Enfin, il faut faire émerger une véritable base industrielle et technologique de cybersécurité (BITC) calquée sur le modèle de la base industrielle et technologique de défense (BITD). Cela permettrait de faire de la cybersécurité une composante de la sécurité nationale. A travers la BITC, l'industrie cyber française serait donc favorisée pour la commande publique relative à la sécurité et à la défense. Cela contribuerait également à l'émergence de champions européens et français dans le domaine de la cybersécurité.
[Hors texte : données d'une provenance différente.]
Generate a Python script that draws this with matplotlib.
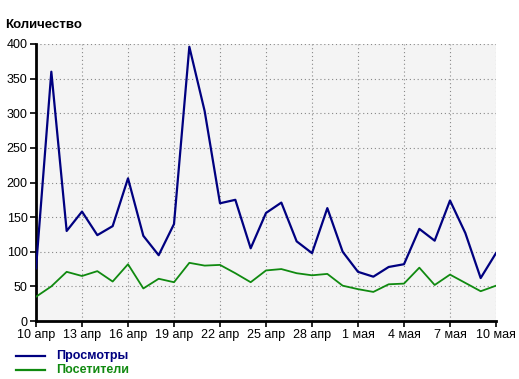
import numpy as np
import matplotlib.pyplot as plt
from matplotlib.lines import Line2D

plt.rcParams['font.family'] = ['Liberation Sans', 'DejaVu Sans']

days = np.arange(31)
tick_days = np.arange(0, 31, 3)
tick_labels = ['10 апр', '13 апр', '16 апр', '19 апр', '22 апр', '25 апр',
               '28 апр', '1 мая', '4 мая', '7 мая', '10 мая']

views = [76, 360, 130, 158, 124, 137, 206, 123, 95, 140,
         396, 303, 170, 175, 105, 156, 171, 115, 98, 163,
         100, 71, 64, 78, 82, 133, 116, 174, 127, 62, 98]
visitors = [35, 50, 71, 65, 72, 57, 82, 47, 61, 56,
            84, 80, 81, 69, 56, 73, 75, 69, 66, 68,
            51, 46, 42, 53, 54, 77, 52, 67, 55, 43, 51]

navy = '#000080'
green = '#108a10'

fig = plt.figure(figsize=(5.19, 3.79), dpi=100)
ax = fig.add_axes([36/519, 1 - 321/379, 460/519, 277/379])
ax.set_facecolor('#f4f4f4')

ax.plot(days, views, color=navy, lw=1.6, zorder=3)
ax.plot(days, visitors, color=green, lw=1.3, zorder=3)

ax.set_xlim(0, 30)
ax.set_ylim(0, 400)
ax.set_yticks(np.arange(0, 401, 50))
ax.set_xticks(tick_days)
ax.set_xticklabels(tick_labels)
ax.grid(True, color='#888888', ls=(0, (1, 2.5)), lw=0.8)
ax.tick_params(labelsize=9, length=4, width=1.2, pad=2)

for s in ['top', 'right']:
    ax.spines[s].set_visible(False)
for s in ['left', 'bottom']:
    ax.spines[s].set_linewidth(2)

fig.text(5/519, 1 - 25/379, 'Количество', fontsize=9.5, fontweight='bold',
         va='center', ha='left')

for i, (lbl, c) in enumerate([('Просмотры', navy), ('Посетители', green)]):
    y = 1 - (356 + 14 * i) / 379
    fig.add_artist(Line2D([16/519, 45/519], [y, y], color=c, lw=1.6,
                          transform=fig.transFigure))
    fig.text(56/519, y, lbl, color=c, fontsize=9, fontweight='bold',
             va='center', ha='left')

fig.savefig('out.png', dpi=100)
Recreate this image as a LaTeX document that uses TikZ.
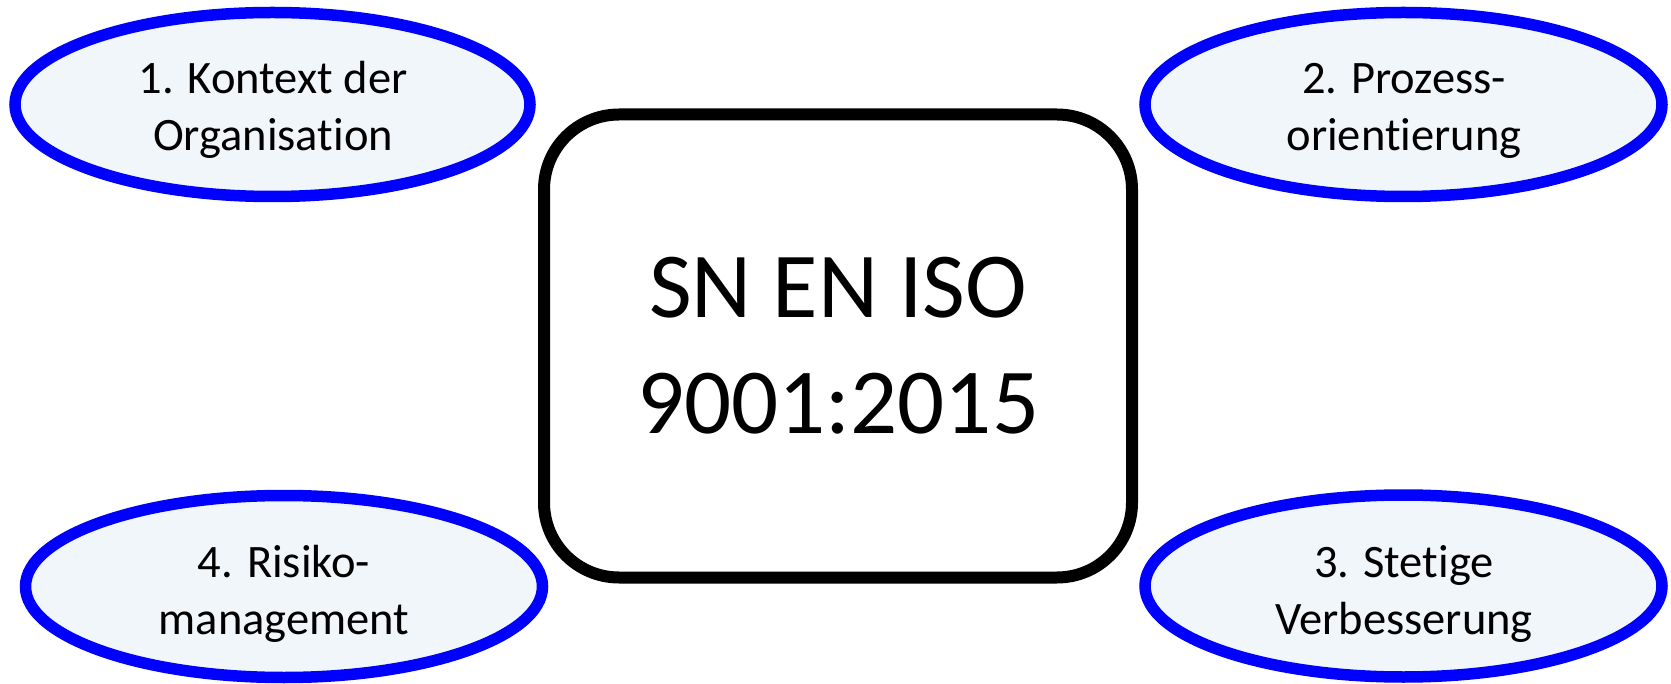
\documentclass[tikz,border=0pt]{standalone}
\usepackage{fontspec}
\setmainfont{Carlito}[Ligatures={NoCommon,NoRequired,NoContextual,NoRare},Contextuals={NoAlternate}]
\usetikzlibrary{shapes.geometric}
\definecolor{elfill}{RGB}{241,246,251}
\definecolor{elline}{RGB}{0,0,255}
\newcommand{\nolig}{\kern0pt{}}
\tikzset{
  oval/.style={ellipse, draw=elline, fill=elfill, line width=11.5pt, inner sep=0pt},
  ovaltext/.style={align=center, inner sep=0pt, font=\fontsize{46.5}{57}\selectfont},
  mainbox/.style={rectangle, draw=black, fill=white, line width=12pt, rounded corners=75pt,
    minimum width=588pt, minimum height=463pt, inner sep=0pt, align=center,
    font=\fontsize{93}{116}\selectfont}
}
\begin{document}
\begin{tikzpicture}[x=1pt,y=-1pt]
\useasboundingbox (0,0) rectangle (1671,684);
\node[oval, minimum width=515pt, minimum height=184pt] (e1) at (272.5,104.5) {};
\node[oval, minimum width=517pt, minimum height=184pt] (e2) at (1403.5,104.5) {};
\node[oval, minimum width=517pt, minimum height=182pt] (e4) at (284,586.5) {};
\node[oval, minimum width=517pt, minimum height=182pt] (e3) at (1403.5,586) {};
\node[ovaltext] (t1) at (273,110) {1. Kontext der\\Organisat\nolig ion};
\node[ovaltext] (t2) at (1404,110.5) {2. Prozess-\\orient\nolig ierung};
\node[ovaltext] (t4) at (284,594) {4. Risiko-\\management};
\node[ovaltext] (t3) at (1404,594) {3. Stet\nolig ige\\Verbesserung};
\node[mainbox] (c) at (838,346) {SN EN ISO\\9001:2015};
\end{tikzpicture}
\end{document}
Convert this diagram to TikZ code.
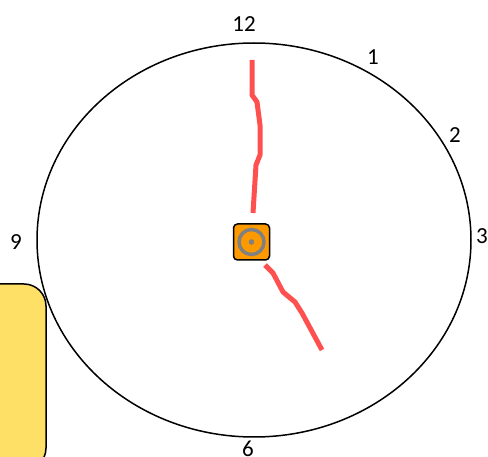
\documentclass[tikz,border=0pt]{standalone}
\usepackage{fontspec}
\usetikzlibrary{shapes.geometric}
\setmainfont{Carlito}
\definecolor{handred}{RGB}{255,80,80}
\definecolor{hubor}{RGB}{255,153,0}
\definecolor{hubgray}{RGB}{128,128,128}
\definecolor{boxyel}{RGB}{255,224,102}
\begin{document}
\begin{tikzpicture}[x=1pt,y=-1pt,
  lbl/.style={font=\fontsize{23}{23}\selectfont, inner sep=0pt},
  hand/.style={draw=handred, line width=5pt, line join=round},
  face/.style={draw=black, line width=1.5pt}]
\useasboundingbox (0,0) rectangle (488,457);
% yellow box
\path[draw=black, line width=1.5pt, fill=boxyel, rounded corners=22pt]
  (-30,284) rectangle (46,470);
% clock face
\node[face, ellipse, minimum width=434pt, minimum height=394pt, inner sep=0pt] (face) at (254,240) {};
% hands
\coordinate (m0) at (252,60);
\draw[hand] (m0) -- (252,95) -- (257,102) -- (260,125) -- (260,155) -- (256,165) -- (253,213);
\coordinate (h0) at (265,265);
\draw[hand] (h0) -- (273,273) -- (283,292) -- (295,302) -- (302,313) -- (322,350);
% center hub
\node[draw=black, line width=1.5pt, fill=hubor, rounded corners=4pt, minimum size=36pt, inner sep=0pt] (hub) at (251.5,242) {};
\draw[draw=hubgray, line width=3.5pt] (hub.center) circle (12.5pt);
\fill[hubgray] (hub.center) circle (2.8pt);
% labels
\node[lbl] (n12) at (244,24) {12};
\node[lbl] (n1) at (373,57) {1};
\node[lbl] (n2) at (455,135) {2};
\node[lbl] (n3) at (482,236) {3};
\node[lbl] (n9) at (16,242) {9};
\node[lbl] (n6) at (248,449) {6};
\end{tikzpicture}
\end{document}
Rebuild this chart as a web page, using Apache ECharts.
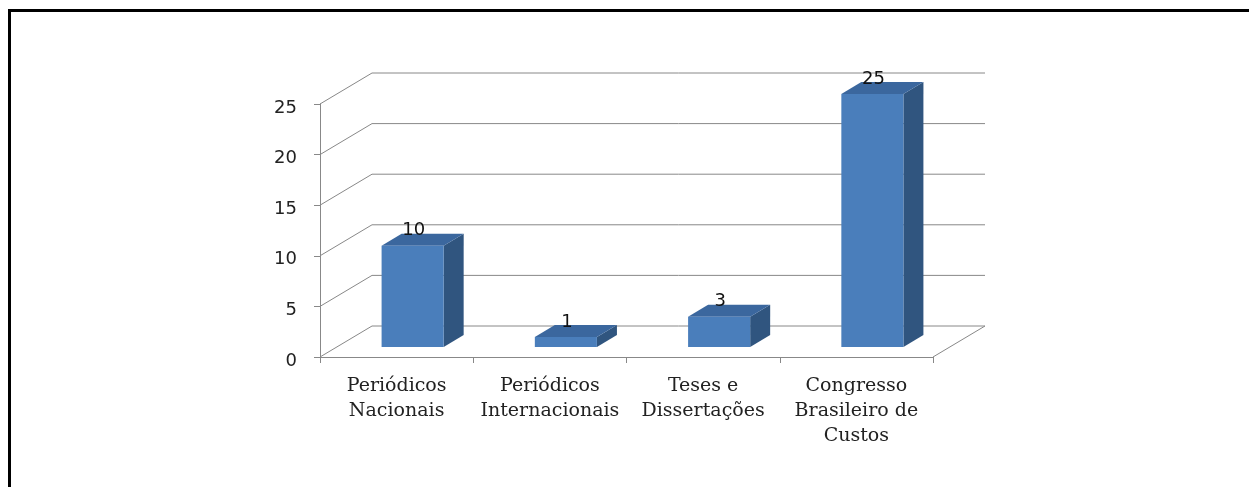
<!DOCTYPE html>
<html>
<head>
<meta charset="utf-8">
<script src="https://cdn.jsdelivr.net/npm/echarts@6/dist/echarts.min.js"></script>
<style>
  html, body { margin: 0; padding: 0; background: #fff; }
  #wrap { position: relative; width: 1249px; height: 487px; overflow: hidden; background: #fff; }
  #chart { position: absolute; left: 0; top: 0; width: 1249px; height: 487px; }
  #frame { position: absolute; left: 8px; top: 9px; width: 1300px; height: 600px;
           border-top: 3px solid #000; border-left: 3px solid #000; pointer-events: none; }
</style>
</head>
<body>
<div id="wrap">
  <div id="chart"></div>
  <div id="frame"></div>
</div>
<script>
// ---- data ----
const categories = ['Periódicos\nNacionais', 'Periódicos\nInternacionais', 'Teses e\nDissertações', 'Congresso\nBrasileiro de\nCustos'];
const values = [10, 1, 3, 25];
const yTicks = [0, 5, 10, 15, 20, 25];

// ---- style constants (3D look) ----
const WALL_DX = 52, WALL_DY = -31;   // depth of chart walls
const BAR_OFF_X = 16, BAR_OFF_Y = -10; // bar front plane offset from front axis plane
const BAR_DX = 20, BAR_DY = -12;     // bar depth
const GRID_COLOR = '#888888';
const FRONT = '#4a7ebb', TOP = '#3b679e', SIDE = '#30557f';

const chart = echarts.init(document.getElementById('chart'), null, { renderer: 'canvas' });

const option = {
  animation: false,
  backgroundColor: '#fff',
  grid: { left: 320, top: 104, width: 613, height: 253, containLabel: false },
  xAxis: {
    type: 'category',
    data: categories,
    boundaryGap: true,
    axisLine: { show: true, lineStyle: { color: GRID_COLOR, width: 1 } },
    axisTick: { show: true, length: 6, lineStyle: { color: GRID_COLOR } },
    axisLabel: {
      show: true, interval: 0, margin: 17,
      fontFamily: 'DejaVu Serif', fontSize: 19, color: '#222', lineHeight: 25
    },
    splitLine: { show: false }
  },
  yAxis: {
    type: 'value', min: 0, max: 25, interval: 5,
    axisLine: { show: true, lineStyle: { color: GRID_COLOR, width: 1 } },
    axisTick: { show: true, length: 6, lineStyle: { color: GRID_COLOR } },
    axisLabel: {
      margin: 23, color: '#222',
      formatter: '{v|{value}}',
      rich: { v: { fontFamily: 'DejaVu Sans', fontSize: 18, color: '#222', padding: [8, 0, 0, 0] } }
    },
    splitLine: { show: false }
  },
  series: [
    {
      type: 'custom',
      name: 'walls',
      silent: true,
      z: 1,
      data: yTicks.map(v => [0, v]),
      encode: { x: 0, y: 1 },
      renderItem: function (params, api) {
        const cs = params.coordSys;
        const v = api.value(1);
        const y = api.coord([0, v])[1];
        const left = cs.x, right = cs.x + cs.width;
        const children = [
          { type: 'line', shape: { x1: left, y1: y, x2: left + WALL_DX, y2: y + WALL_DY },
            style: { stroke: GRID_COLOR, lineWidth: 1 } },
          { type: 'line', shape: { x1: left + WALL_DX, y1: y + WALL_DY, x2: right + WALL_DX, y2: y + WALL_DY },
            style: { stroke: GRID_COLOR, lineWidth: 1 } }
        ];
        if (v === 0) {
          children.push({ type: 'line', shape: { x1: right, y1: y, x2: right + WALL_DX, y2: y + WALL_DY },
            style: { stroke: GRID_COLOR, lineWidth: 1 } });
        }
        return { type: 'group', children: children };
      }
    },
    {
      type: 'custom',
      name: 'bars',
      z: 5,
      data: values.map((v, i) => [i, v]),
      encode: { x: 0, y: 1 },
      renderItem: function (params, api) {
        const i = api.value(0), v = api.value(1);
        const c0 = api.coord([i, 0]);
        const c1 = api.coord([i, v]);
        const bw = api.size([1, 0])[0] * 0.405;
        const cx = c0[0] + BAR_OFF_X;
        const xl = cx - bw / 2, xr = cx + bw / 2;
        const yb = c0[1] + BAR_OFF_Y, yt = c1[1] + BAR_OFF_Y;
        return {
          type: 'group',
          children: [
            { type: 'polygon', shape: { points: [[xr, yt], [xr + BAR_DX, yt + BAR_DY], [xr + BAR_DX, yb + BAR_DY], [xr, yb]] },
              style: { fill: SIDE } },
            { type: 'polygon', shape: { points: [[xl, yt], [xl + BAR_DX, yt + BAR_DY], [xr + BAR_DX, yt + BAR_DY], [xr, yt]] },
              style: { fill: TOP } },
            { type: 'rect', shape: { x: xl, y: yt, width: bw, height: yb - yt },
              style: { fill: FRONT } },
            { type: 'text', x: cx + 1, y: yt + BAR_DY - 3,
              style: { text: String(v), fontFamily: 'DejaVu Sans', fontSize: 18, fill: '#111',
                       textAlign: 'center', textVerticalAlign: 'middle' } }
          ]
        };
      }
    }
  ]
};
chart.setOption(option);
</script>
</body>
</html>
Comment comptez-vous porter ces propositions en faveur d'une cybersécurité souveraine ?

Actuellement, les députés et pays européens sont de plus en plus convaincus de la nécessité d'une cybersécurité souveraine. En Hollande, les parlementaires ont demandé à leur gouvernement de bâtir un cloud souverain. En Allemagne, un ministère du numérique a été créé. A sa tête, Karsten Wildberger se montre sensible aux enjeux de souveraineté numérique. Il faut donc profiter de ce changement de cap pour porter auprès du Parlement européen ces projets de small business act et de buy european act. Toutefois, la Commission européenne ne semble pas prête à accueillir de tels projets. En effet, elle ne souhaite pas raviver des conflits économiques avec les Etats-Unis.

En outre, dans le cadre du projet de loi de transposition de la directive NIS 2 actuellement débattu à l'Assemblée nationale, des députés souhaitent proposer des amendements favorisant l'industrie cyber française et européenne. L'idée est que l'élévation du niveau de cybersécurité de certaines entités visées par la directive s'opère en priorité avec des entreprises européennes.